* [Aim]: Output all the data exactly. Pictures do not belong in the copy.

* [Given data]:
-- Begin --
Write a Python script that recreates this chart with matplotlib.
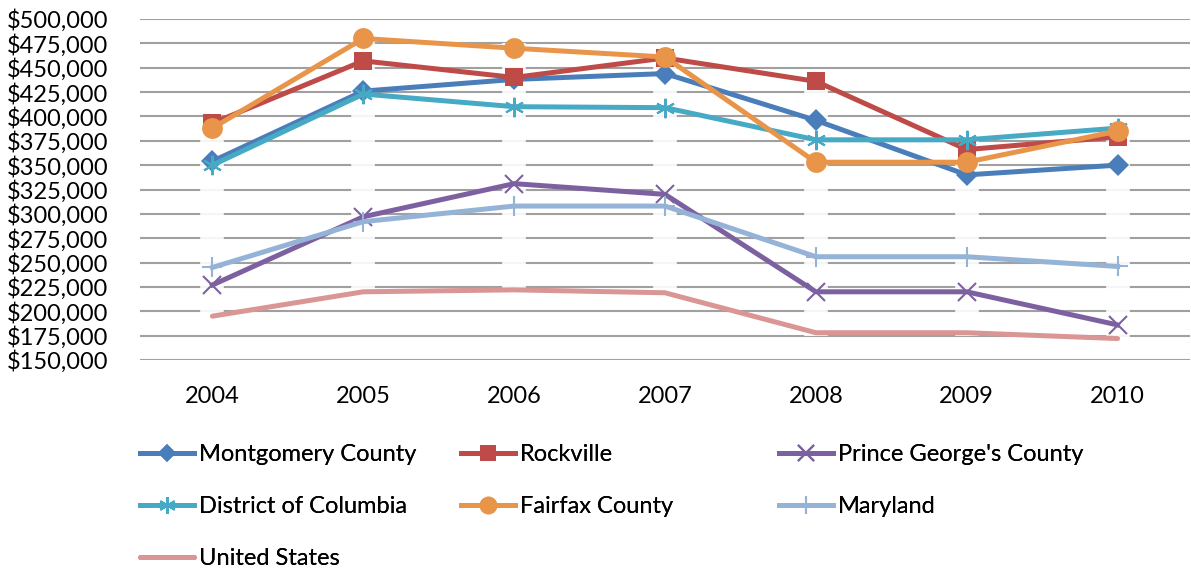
import matplotlib
matplotlib.use('Agg')
import matplotlib.pyplot as plt
import numpy as np

# data (thousands of dollars)
years = ['2004', '2005', '2006', '2007', '2008', '2009', '2010']
montgomery = [354, 426, 438, 444, 396, 340, 350]
rockville = [393, 457, 440, 460, 436, 366, 379]
prince_georges = [227, 297, 331, 320, 220, 220, 186]
dc = [350, 423, 410, 409, 376, 376, 388]
fairfax = [388, 480, 470, 461, 353, 353, 385]
maryland = [245, 292, 308, 308, 256, 256, 246]
united_states = [195, 220, 222, 219, 178, 178, 172]

names = ['Montgomery County', 'Rockville', "Prince George's County",
         'District of Columbia', 'Fairfax County', 'Maryland', 'United States']
values = [montgomery, rockville, prince_georges, dc, fairfax, maryland, united_states]
colors = ['#4A7EBB', '#BE4B48', '#7D60A0', '#46AAC5', '#E8954A', '#95B3D7', '#D99694']
markers = ['D', 's', 'x', '*', 'o', '+', None]
msizes = [11, 13, 13, 14, 15, 15, 0]

plt.rcParams['font.family'] = ['Lato', 'DejaVu Sans']
fs = 17

fig = plt.figure(figsize=(11.91, 5.73), dpi=100)
ax = fig.add_axes([140/1191, 1 - 360/573, 1050/1191, 341/573])

x = np.arange(len(years))
allv = np.array(values) * 1000

# faint white bands behind the markers at each category
ax.vlines(x, allv.min(axis=0) - 3000, allv.max(axis=0) + 5000, color='white',
          linewidth=17, alpha=0.9, zorder=1)

handles = []
for name, v, c, m, ms in zip(names, values, colors, markers, msizes):
    y = np.array(v) * 1000
    if m is None:
        ln, = ax.plot(x, y, color=c, linewidth=3.6, zorder=2, label=name,
                      solid_capstyle='round')
    elif m in ('x', '+', '*'):
        ln, = ax.plot(x, y, color=c, linewidth=3.6, marker=m,
                      markersize=ms, markeredgewidth=1.5, zorder=2, label=name)
        if m == '*':
            ln.set_marker((6, 2, 0))
    else:
        ln, = ax.plot(x, y, color=c, linewidth=3.6, marker=m, markersize=ms,
                      markeredgewidth=0, zorder=2, label=name)
    handles.append(ln)

ax.set_ylim(150000, 500000)
ax.set_xlim(-0.48, 6.48)
ax.set_yticks(np.arange(150000, 500001, 25000))
ax.set_yticklabels(['${:,}'.format(t) for t in range(150000, 500001, 25000)])
ax.set_xticks(x)
ax.set_xticklabels(years)
ax.tick_params(axis='both', length=0, labelsize=fs, colors='black')
ax.tick_params(axis='y', pad=23)
ax.tick_params(axis='x', pad=19)
ax.grid(axis='y', color='#A0A0A0', linewidth=1.5)
ax.set_axisbelow(True)
for s in ax.spines.values():
    s.set_visible(False)

# legend, three columns placed like the original
cols = [([0, 3, 6], 140), ([1, 4], 461), ([2, 5], 779)]
for idx, xpos in cols:
    leg = fig.legend([handles[i] for i in idx], [names[i] for i in idx],
                     loc='upper left', bbox_to_anchor=(xpos/1191, 1 - 444/573),
                     frameon=False, fontsize=fs, handlelength=2.3,
                     handletextpad=0.2, labelspacing=1.32, borderaxespad=0,
                     borderpad=0, markerscale=0.85)
    fig.add_artist(leg)

fig.savefig('out.png', dpi=100)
-- End --
* [Solution for this task]:
Write a Python script that recreates this chart with matplotlib.
import matplotlib
matplotlib.use('Agg')
import matplotlib.pyplot as plt
import numpy as np

# data (thousands of dollars)
years = ['2004', '2005', '2006', '2007', '2008', '2009', '2010']
montgomery = [354, 426, 438, 444, 396, 340, 350]
rockville = [393, 457, 440, 460, 436, 366, 379]
prince_georges = [227, 297, 331, 320, 220, 220, 186]
dc = [350, 423, 410, 409, 376, 376, 388]
fairfax = [388, 480, 470, 461, 353, 353, 385]
maryland = [245, 292, 308, 308, 256, 256, 246]
united_states = [195, 220, 222, 219, 178, 178, 172]

names = ['Montgomery County', 'Rockville', "Prince George's County",
         'District of Columbia', 'Fairfax County', 'Maryland', 'United States']
values = [montgomery, rockville, prince_georges, dc, fairfax, maryland, united_states]
colors = ['#4A7EBB', '#BE4B48', '#7D60A0', '#46AAC5', '#E8954A', '#95B3D7', '#D99694']
markers = ['D', 's', 'x', '*', 'o', '+', None]
msizes = [11, 13, 13, 14, 15, 15, 0]

plt.rcParams['font.family'] = ['Lato', 'DejaVu Sans']
fs = 17

fig = plt.figure(figsize=(11.91, 5.73), dpi=100)
ax = fig.add_axes([140/1191, 1 - 360/573, 1050/1191, 341/573])

x = np.arange(len(years))
allv = np.array(values) * 1000

# faint white bands behind the markers at each category
ax.vlines(x, allv.min(axis=0) - 3000, allv.max(axis=0) + 5000, color='white',
          linewidth=17, alpha=0.9, zorder=1)

handles = []
for name, v, c, m, ms in zip(names, values, colors, markers, msizes):
    y = np.array(v) * 1000
    if m is None:
        ln, = ax.plot(x, y, color=c, linewidth=3.6, zorder=2, label=name,
                      solid_capstyle='round')
    elif m in ('x', '+', '*'):
        ln, = ax.plot(x, y, color=c, linewidth=3.6, marker=m,
                      markersize=ms, markeredgewidth=1.5, zorder=2, label=name)
        if m == '*':
            ln.set_marker((6, 2, 0))
    else:
        ln, = ax.plot(x, y, color=c, linewidth=3.6, marker=m, markersize=ms,
                      markeredgewidth=0, zorder=2, label=name)
    handles.append(ln)

ax.set_ylim(150000, 500000)
ax.set_xlim(-0.48, 6.48)
ax.set_yticks(np.arange(150000, 500001, 25000))
ax.set_yticklabels(['${:,}'.format(t) for t in range(150000, 500001, 25000)])
ax.set_xticks(x)
ax.set_xticklabels(years)
ax.tick_params(axis='both', length=0, labelsize=fs, colors='black')
ax.tick_params(axis='y', pad=23)
ax.tick_params(axis='x', pad=19)
ax.grid(axis='y', color='#A0A0A0', linewidth=1.5)
ax.set_axisbelow(True)
for s in ax.spines.values():
    s.set_visible(False)

# legend, three columns placed like the original
cols = [([0, 3, 6], 140), ([1, 4], 461), ([2, 5], 779)]
for idx, xpos in cols:
    leg = fig.legend([handles[i] for i in idx], [names[i] for i in idx],
                     loc='upper left', bbox_to_anchor=(xpos/1191, 1 - 444/573),
                     frameon=False, fontsize=fs, handlelength=2.3,
                     handletextpad=0.2, labelspacing=1.32, borderaxespad=0,
                     borderpad=0, markerscale=0.85)
    fig.add_artist(leg)

fig.savefig('out.png', dpi=100)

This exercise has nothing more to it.